それが給料を上げていく最短で効率的な道だからです。

 

内部昇進よりも外部調達

海外の企業で新しいポストができたり、欠員が出た場合は内部からではなく外部から調達するのが一般的です。中から引っ張り上げるより、まず外から適任者を連れてくる方向で考えます。

これは、会社側も従業員側も『長期就業(雇用)』という大前提がないからです。

もちろん能力が認められれば組織内でより高いポストへ昇進していくことは可能です。

ただ、内部昇進を待つよりも外部で上位ポストを見つけ、飛び込んでいった方がスピードは速い。

別の言い方をするならば、『今いる会社で働いているのは、次のポストへ転職するためのステップ』ということです。

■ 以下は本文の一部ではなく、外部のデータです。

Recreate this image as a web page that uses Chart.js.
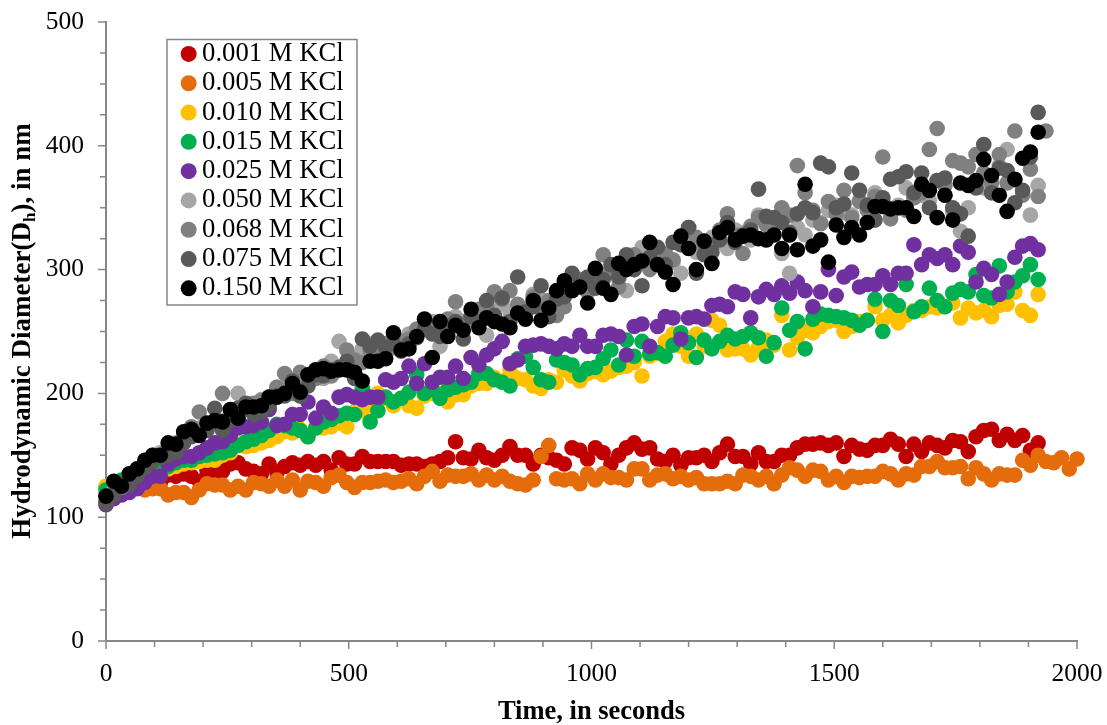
<!DOCTYPE html>
<html>
<head>
<meta charset="utf-8">
<title>Hydrodynamic diameter vs time</title>
<script src="https://cdn.jsdelivr.net/npm/chart.js@4/dist/chart.umd.min.js"></script>
<style>
html, body { margin: 0; padding: 0; background: #fff; }
canvas { display: block; }
</style>
</head>
<body>
<canvas id="chart" width="1107" height="725"></canvas>
<script>
// Time in seconds, one reading every 16 s
const times = [0,16,32,48,64,80,96,112,128,144,160,176,192,208,224,240,256,272,288,304,320,336,352,368,384,400,416,432,448,464,480,496,512,528,544,560,576,592,608,624,640,656,672,688,704,720,736,752,768,784,800,816,832,848,864,880,896,912,928,944,960,976,992,1008,1024,1040,1056,1072,1088,1104,1120,1136,1152,1168,1184,1200,1216,1232,1248,1264,1280,1296,1312,1328,1344,1360,1376,1392,1408,1424,1440,1456,1472,1488,1504,1520,1536,1552,1568,1584,1600,1616,1632,1648,1664,1680,1696,1712,1728,1744,1760,1776,1792,1808,1824,1840,1856,1872,1888,1904,1920,1936,1952,1968,1984,2000];

// Values, in nm
const kcl001 = [118,122,124,126,127,128,130,128,134,133,135,133,129,138,135,137,143,144,139,137,135,143,136,141,144,142,145,142,145,138,148,143,143,149,145,145,145,145,142,143,143,141,143,145,148,161,148,147,154,148,146,150,157,150,150,143,150,148,146,143,156,154,147,156,152,143,150,156,160,155,156,147,145,150,142,148,148,150,145,152,159,149,149,143,152,145,145,150,150,156,159,159,160,158,160,149,158,155,154,158,158,163,159,149,159,153,160,158,156,162,161,153,165,170,171,162,167,162,166,154,160];
const kcl005 = [124,125,124,125,124,122,123,123,118,120,120,116,122,127,126,126,122,125,122,128,127,125,130,125,130,122,129,128,125,132,134,128,124,128,128,129,130,128,129,131,127,133,137,129,134,133,133,135,130,134,130,133,129,127,126,130,149,158,131,130,131,127,135,130,135,132,132,130,139,139,130,134,135,131,133,130,132,127,127,127,129,127,134,133,130,133,127,134,140,138,133,138,137,130,133,128,133,132,133,133,137,135,130,135,134,141,141,145,140,140,141,131,140,135,130,135,134,134,146,142,150,145,144,148,139,147];
const kcl010 = [125,126,127,128,131,133,136,137,139,141,143,144,145,146,146,150,152,159,157,158,160,162,165,169,168,171,165,172,172,173,176,173,185,186,190,200,196,190,196,190,188,198,200,200,193,199,199,206,208,208,213,210,219,212,211,206,204,211,209,219,214,210,216,218,215,218,221,222,225,214,230,232,242,248,238,230,248,238,259,255,235,236,236,231,237,243,239,263,235,245,251,249,254,258,259,250,254,258,259,270,259,263,257,263,267,267,270,269,270,273,261,269,265,267,262,271,272,282,267,263,280];
const kcl015 = [122,126,130,132,134,136,138,141,141,144,146,146,149,150,151,152,154,158,161,163,166,170,175,174,172,170,165,172,177,179,182,184,183,204,177,186,197,193,196,201,215,200,203,196,203,205,207,209,216,216,211,209,206,228,230,221,211,209,227,225,223,215,220,221,228,235,223,243,230,242,232,233,230,239,249,241,229,243,236,242,247,244,246,249,245,230,241,269,251,258,236,260,264,263,262,261,259,255,259,276,250,275,271,288,266,270,285,275,270,281,284,282,296,279,277,303,282,290,295,304,292];
const kcl025 = [110,115,118,120,123,128,133,133,143,147,149,149,152,156,160,161,166,172,173,174,177,187,174,175,183,183,193,180,189,184,197,199,197,195,197,197,211,209,212,222,208,224,209,213,213,222,212,229,223,231,236,242,224,227,238,239,240,238,236,240,238,247,238,238,247,248,246,231,254,256,238,254,262,261,244,261,262,260,271,272,270,282,280,261,278,284,280,287,281,290,283,270,282,300,279,294,298,286,288,288,295,288,297,297,320,304,312,309,312,304,319,314,290,301,296,280,290,310,319,321,316];
const kcl050 = [112,122,126,132,139,143,150,152,155,160,166,170,172,172,176,178,182,200,190,188,195,196,205,205,210,206,214,218,212,226,242,225,229,236,240,238,240,246,238,248,250,252,258,238,256,262,258,260,262,247,270,272,266,270,265,280,276,272,282,284,285,292,290,288,296,300,292,283,300,318,302,312,310,306,297,322,314,322,326,322,317,332,330,324,344,338,336,313,297,334,328,340,338,348,352,346,344,356,352,362,356,345,352,366,358,360,356,372,360,347,331,350,368,366,372,384,397,372,362,344,368];
const kcl068 = [113,120,124,130,136,142,147,150,154,158,164,173,185,175,176,200,182,188,187,192,194,197,205,216,200,217,210,212,222,214,220,235,227,225,235,232,240,237,242,244,252,256,254,250,260,274,256,262,268,270,282,276,283,272,268,278,270,275,263,270,288,292,282,296,312,298,286,302,312,306,300,316,313,308,322,334,326,318,320,332,345,328,313,335,342,336,340,350,344,384,362,348,337,355,345,364,342,355,348,359,391,341,350,348,358,362,397,414,368,388,386,383,393,378,370,393,370,412,360,381,359,412];
const kcl075 = [111,118,127,126,133,140,145,148,150,152,160,165,167,170,188,170,178,188,192,183,185,190,198,198,210,198,206,215,214,219,221,226,212,244,238,243,237,240,234,240,245,252,248,246,250,258,244,262,258,275,263,277,258,294,266,270,287,262,276,278,297,288,294,285,292,304,294,312,300,287,310,318,304,322,320,334,297,312,314,324,338,322,328,332,365,343,342,338,330,345,350,346,386,383,350,353,378,364,352,340,358,373,375,379,362,378,350,372,374,350,345,327,366,401,362,382,380,354,364,391,427];
const kcl150 = [117,129,125,135,139,146,150,150,160,159,169,171,166,176,178,177,187,180,189,189,190,197,197,200,208,201,215,219,220,218,219,219,217,210,226,226,228,249,235,236,246,260,229,258,246,255,251,268,253,261,258,256,253,265,260,275,259,269,283,291,283,286,273,301,285,280,305,300,304,307,322,304,298,288,327,317,300,323,305,330,334,324,327,328,325,324,328,317,328,316,369,319,324,306,336,326,334,328,338,351,351,349,350,350,343,369,364,342,360,340,370,368,372,389,376,360,347,373,390,395,411];

const seriesNames = ['0.001 M KCl','0.005 M KCl','0.010 M KCl','0.015 M KCl','0.025 M KCl','0.050 M KCl','0.068 M KCl','0.075 M KCl','0.150 M KCl'];
const seriesValues = [kcl001,kcl005,kcl010,kcl015,kcl025,kcl050,kcl068,kcl075,kcl150];
const seriesColors = ['#C00000','#E46C0A','#FFC000','#00B050','#7030A0','#A6A6A6','#808080','#595959','#000000'];

const FONT = '"Liberation Serif", "Times New Roman", serif';
const AXIS = '#868686';

// Ticks have two lengths, Chart.js only gives one per scale
const axisTicks = {
    id: 'axisTicks',
    beforeDatasetsDraw(chart) {
        const { ctx, scales } = chart;
        ctx.save();
        ctx.strokeStyle = AXIS;
        ctx.lineWidth = 1.5;
        ctx.beginPath();
        scales.x.ticks.forEach(t => {
            const px = scales.x.getPixelForValue(t.value);
            const len = t.value % 500 === 0 ? 8 : 6;
            ctx.moveTo(px, scales.x.top);
            ctx.lineTo(px, scales.x.top + len);
        });
        scales.y.ticks.forEach(t => {
            const py = scales.y.getPixelForValue(t.value);
            const len = t.value % 100 === 0 ? 8 : 6;
            ctx.moveTo(scales.y.right, py);
            ctx.lineTo(scales.y.right - len, py);
        });
        ctx.stroke();
        ctx.restore();
    }
};

// Legend sits inside the plot, with a thin box round it
const legendBox = {
    id: 'legendBox',
    afterLayout(chart) {
        const lg = chart.legend;
        lg.left = 186;
        lg.right = 360;
        lg.top = 38;
        lg.bottom = 320;
        lg.draw = function () { this._draw(); };
    },
    beforeDatasetsDraw(chart) {
        const { ctx } = chart;
        ctx.save();
        ctx.strokeStyle = AXIS;
        ctx.lineWidth = 1.5;
        ctx.strokeRect(167, 39.5, 190, 265.5);
        ctx.restore();
    }
};

// Y title needs a subscript h, so it is written in pieces
const yTitle = {
    id: 'yTitle',
    afterDraw(chart) {
        const { ctx } = chart;
        ctx.save();
        ctx.translate(30, 331);
        ctx.rotate(-Math.PI / 2);
        ctx.fillStyle = '#000';
        ctx.textBaseline = 'alphabetic';
        const big = 'bold 27px ' + FONT;
        const small = 'bold 17px ' + FONT;
        const parts = [['Hydrodynamic Diameter(D', big, 0], ['h', small, 5], ['), in nm', big, 0]];
        let total = 0;
        parts.forEach(p => { ctx.font = p[1]; total += ctx.measureText(p[0]).width; });
        let x = -total / 2;
        parts.forEach(p => {
            ctx.font = p[1];
            ctx.fillText(p[0], x, p[2]);
            x += ctx.measureText(p[0]).width;
        });
        ctx.restore();
    }
};

// Chart.js paints the lowest order last, black has to end on top
const datasets = seriesNames.map((name, s) => ({
    label: name,
    data: seriesValues[s].map((v, i) => ({ x: times[i], y: v })),
    order: seriesNames.length - s,
    backgroundColor: seriesColors[s],
    borderColor: seriesColors[s],
    borderWidth: 0,
    pointRadius: 7.8,
    pointHoverRadius: 7.8,
    pointStyle: 'circle',
    showLine: false,
    clip: false
}));

new Chart(document.getElementById('chart').getContext('2d'), {
    type: 'scatter',
    data: { datasets },
    plugins: [axisTicks, legendBox, yTitle],
    options: {
        responsive: false,
        animation: false,
        events: [],
        layout: { padding: { top: 22, right: 30, left: 0, bottom: 0 } },
        scales: {
            x: {
                type: 'linear',
                min: 0,
                max: 2000,
                afterFit(scale) {
                    scale.height = 84;
                    scale.paddingLeft = 0;
                    scale.paddingRight = 0;
                },
                grid: { display: false, drawTicks: false },
                border: { color: AXIS, width: 2 },
                ticks: {
                    stepSize: 100,
                    autoSkip: false,
                    maxRotation: 0,
                    padding: 18,
                    color: '#000',
                    font: { family: FONT, size: 25.5 },
                    callback: v => (v % 500 === 0 ? String(v) : '')
                },
                title: {
                    display: true,
                    text: 'Time, in seconds',
                    color: '#000',
                    font: { family: FONT, size: 26.5, weight: 'bold' },
                    padding: { top: 0, bottom: -3 }
                }
            },
            y: {
                type: 'linear',
                min: 0,
                max: 500,
                afterFit(scale) {
                    scale.width = 106;
                    scale.paddingTop = 0;
                    scale.paddingBottom = 0;
                },
                grid: { display: false, drawTicks: false },
                border: { color: AXIS, width: 2 },
                ticks: {
                    stepSize: 25,
                    autoSkip: false,
                    padding: 22,
                    color: '#000',
                    font: { family: FONT, size: 25.5 },
                    callback: v => (v % 100 === 0 ? String(v) : '')
                }
            }
        },
        plugins: {
            tooltip: { enabled: false },
            title: { display: false },
            legend: {
                display: true,
                position: 'chartArea',
                align: 'start',
                labels: {
                    usePointStyle: true,
                    boxWidth: 0.1,
                    boxHeight: 11.3,
                    padding: 2.6,
                    color: '#000',
                    font: { family: FONT, size: 26.7 },
                    sort: (a, b) => a.datasetIndex - b.datasetIndex
                }
            }
        }
    }
});
</script>
</body>
</html>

社内で昇進するためではなくCV(≒履歴書)に書く経験を積むために働いている感覚です。

給料は転職で上げる!?海外と日本の転職事情の違い

 

日本も変化していく?

海外では転職自体がキャリアアップの手段としてポピュラーである。そのため転職回数が多くてもネガティブではない、ということをお伝えしました。

さて、日本はどうか?

日本も転職に対する考え方を社会全体で変えるべき時が来ています。

終身雇用神話が崩壊した今、会社に依存するのではなく個人の実力を高め続けなければ生きていくことはできません。

ビジネスのスピードが加速していることを考えると、企業側も無用な人間に長く居座られるより、その時々で必要な人材を外部から調達していった方が効率的です。

100%海外のようになる必要はありませんが、少なくとも2回3回の転職がマイナスにならない程度にはなって欲しいところです。